McNutt studied at Washington College (now Washington and Lee University) and moved to Jackson, Mississippi in the early 1820s. Soon after, McNutt moved to Vicksburg, where he opened up a law office. His partner was a planter named Joel Cameron. Cameron was murdered by his slaves in 1833 and McNutt subsequently married Cameron's widow, Elizabeth Lewis Cameron.
In 1835, McNutt was elected to Mississippi state Senate. In 1837 he was elected president of the Senate and as president signed the bill that established the Union Bank of Mississippi. As governor, McNutt signed bonds that were sold by the Union Bank of Mississippi to raise capital. However, the Union Bank failed, causing the collapse of a number of Mississippi banks and leaving the state with a five million dollar debt.

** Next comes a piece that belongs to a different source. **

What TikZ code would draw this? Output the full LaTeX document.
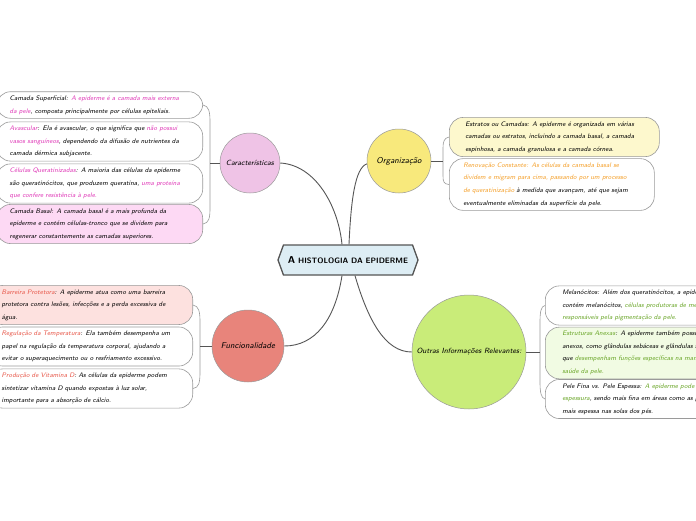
\documentclass[tikz,border=0pt]{standalone}
\usepackage{fontspec}
\usetikzlibrary{shapes.symbols,calc}
\definecolor{mag}{HTML}{E03AB8}
\definecolor{orng}{HTML}{F5A02A}
\definecolor{red1}{HTML}{E8584A}
\definecolor{grn}{HTML}{6AA628}
\definecolor{edgec}{HTML}{555555}
\definecolor{boxline}{HTML}{9A9A9A}
\definecolor{rootfill}{HTML}{DDEDF4}
\definecolor{charfill}{HTML}{EFC3E6}
\definecolor{orgfill}{HTML}{F8E97C}
\definecolor{funcfill}{HTML}{E8847B}
\definecolor{outfill}{HTML}{C9EC79}
\definecolor{cfour}{HTML}{FDD9F4}
\definecolor{oone}{HTML}{FDF8CD}
\definecolor{fone}{HTML}{FDE1DF}
\definecolor{rtwo}{HTML}{F1FBE3}
\newcommand{\mg}[1]{\textcolor{mag}{#1}}
\newcommand{\og}[1]{\textcolor{orng}{#1}}
\newcommand{\rd}[1]{\textcolor{red1}{#1}}
\newcommand{\gr}[1]{\textcolor{grn}{#1}}
\tikzset{
  leaf/.style={draw=boxline, line width=0.6pt, rounded corners=14pt,
    font=\sffamily\itshape\fontsize{6.6}{12.6}\selectfont, align=left,
    inner xsep=13pt, inner ysep=4pt, text width=180pt},
  topic/.style={circle, draw=boxline, line width=0.5pt,
    font=\sffamily\itshape\fontsize{7.5}{9}\selectfont, inner sep=0pt, align=center},
  conn/.style={draw=edgec, line width=0.9pt},
  bracket/.style={draw=boxline, line width=0.6pt},
}
\begin{document}
\begin{tikzpicture}[x=1pt,y=-1pt]
\clip (0,0) rectangle (696,520);
\fill[white] (0,0) rectangle (696,520);

% root
\node[signal, signal to=west and east, signal pointer angle=140, draw=edgec,
  line width=1.3pt, fill=rootfill, minimum width=140pt, minimum height=30pt,
  inner sep=2pt, font=\sffamily\bfseries\fontsize{7.8}{8}\selectfont] (root) at (348,260)
  {{\fontsize{10}{10}\selectfont A} HISTOLOGIA DA EPIDERME};

% topics
\node[topic, fill=charfill, minimum size=60pt] (char) at (250,163) {Características};
\node[topic, fill=orgfill, minimum size=64pt, font=\sffamily\itshape\fontsize{8.5}{10}\selectfont] (org) at (399,161) {Organização};
\node[topic, fill=funcfill, minimum size=72pt, font=\sffamily\itshape\fontsize{8.5}{10}\selectfont] (func) at (248,346) {Funcionalidade};
\node[topic, fill=outfill, minimum size=114pt] (outras) at (469,352) {Outras Informações Relevantes:};

% connectors root -> topics
\draw[conn] ($(root.north)+(-6,0)$) .. controls (338,205) and (315,165) .. (char.east);
\draw[conn] ($(root.north)+(1,0)$) .. controls (351,200) and (355,168) .. (org.185);
\draw[conn] ($(root.south)+(-6,0)$) .. controls (335,320) and (315,346) .. (func.east);
\draw[conn] ($(root.south)+(7,0)$) .. controls (368,320) and (385,352) .. (outras.west);

% Características leaves
\node[leaf, anchor=east] (c1) at (203,105) {Camada Superficial: \mg{A epiderme é a camada mais externa}\\\mg{da pele}, composta principalmente por células epiteliais.};
\node[leaf, anchor=east] (c2) at (203,141.5) {\mg{Avascular}: Ela é avascular, o que significa que \mg{não possui}\\\mg{vasos sanguíneos}, dependendo da difusão de nutrientes da\\camada dérmica subjacente.};
\node[leaf, anchor=east] (c3) at (203,183.5) {\mg{Células Queratinizadas}: A maioria das células da epiderme\\são queratinócitos, que produzem queratina, \mg{uma proteína}\\\mg{que confere resistência à pele.}};
\node[leaf, anchor=east, fill=cfour] (c4) at (203,224) {Camada Basal: A camada basal é a mais profunda da\\epiderme e contém células-tronco que se dividem para\\regenerar constantemente as camadas superiores.};
\coordinate (cb) at (210,163);
\draw[bracket] (c1.east) .. controls (209,106) and (210,112) .. (210,122) -- (210,208) .. controls (210,218) and (209,223) .. (c4.east);
\draw[conn, line width=0.7pt] (char.west) -- (cb);

% Organização leaves
\node[leaf, anchor=west, fill=oone, inner xsep=16pt, text width=178pt] (o1) at (449,137) {Estratos ou Camadas: A epiderme é organizada em várias\\camadas ou estratos, incluindo a camada basal, a camada\\espinhosa, a camada granulosa e a camada córnea.};
\node[leaf, anchor=west, inner xsep=14pt, text width=177pt] (o2) at (449,184.5) {\og{Renovação Constante: As células da camada basal se}\\\og{dividem e migram para cima, passando por um processo}\\\og{de queratinização} à medida que avançam, até que sejam\\eventualmente eliminadas da superfície da pele.};
\coordinate (ob) at (443,161);
\draw[bracket] (o1.west) .. controls (444,138) and (443,142) .. (443,148) -- (443,176) .. controls (443,182) and (444,184) .. (o2.west);
\draw[conn, line width=0.7pt] (org.east) -- (ob);

% Funcionalidade leaves
\node[leaf, anchor=east, fill=fone, text width=178pt] (f1) at (193,305) {\rd{Barreira Protetora}: A epiderme atua como uma barreira\\protetora contra lesões, infecções e a perda excessiva de\\água.};
\node[leaf, anchor=east, text width=178pt] (f2) at (193,346.5) {\rd{Regulação da Temperatura}: Ela também desempenha um\\papel na regulação da temperatura corporal, ajudando a\\evitar o superaquecimento ou o resfriamento excessivo.};
\node[leaf, anchor=east, text width=178pt] (f3) at (193,388.5) {\rd{Produção de Vitamina D}: As células da epiderme podem\\sintetizar vitamina D quando expostas à luz solar,\\importante para a absorção de cálcio.};
\coordinate (fb) at (200,346);
\draw[bracket] (f1.east) .. controls (199,306) and (200,312) .. (200,322) -- (200,372) .. controls (200,382) and (199,388) .. (f3.east);
\draw[conn, line width=0.7pt] (func.west) -- (fb);

% Outras leaves
\node[leaf, anchor=west, inner xsep=17pt] (r1) at (545,305.5) {Melanócitos: Além dos queratinócitos, a epiderme\\contém melanócitos, \gr{células produtoras de melanina,}\\\gr{responsáveis pela pigmentação da pele.}};
\node[leaf, anchor=west, inner xsep=17pt, fill=rtwo] (r2) at (545,353) {\gr{Estruturas Anexas}: A epiderme também possui\\anexos, como glândulas sebáceas e glândulas sudoríparas,\\que \gr{desempenham funções específicas na manutenção da}\\\gr{saúde da pele.}};
\node[leaf, anchor=west, inner xsep=17pt] (r3) at (545,399) {Pele Fina vs. Pele Espessa: \gr{A epiderme pode variar em}\\\gr{espessura}, sendo mais fina em áreas como as pálpebras e\\mais espessa nas solas dos pés.};
\coordinate (rb) at (540,352);
\draw[bracket] (r1.west) .. controls (541,306) and (540,312) .. (540,322) -- (540,382) .. controls (540,392) and (541,398) .. (r3.west);
\draw[conn, line width=0.7pt] (outras.east) -- (rb);
\end{tikzpicture}
\end{document}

In 1841, the state decided not to repay the bonds due to the high interest rates, which led to a nearly century and a half dispute with investors and their heirs that continues to the present day.
McNutt left political life for a few after his second term ended in 1842. In 1847, he came back to wage an (ultimately unsuccessful) campaign for U.S. Senator against his lifelong nemesis, Henry S. Foote.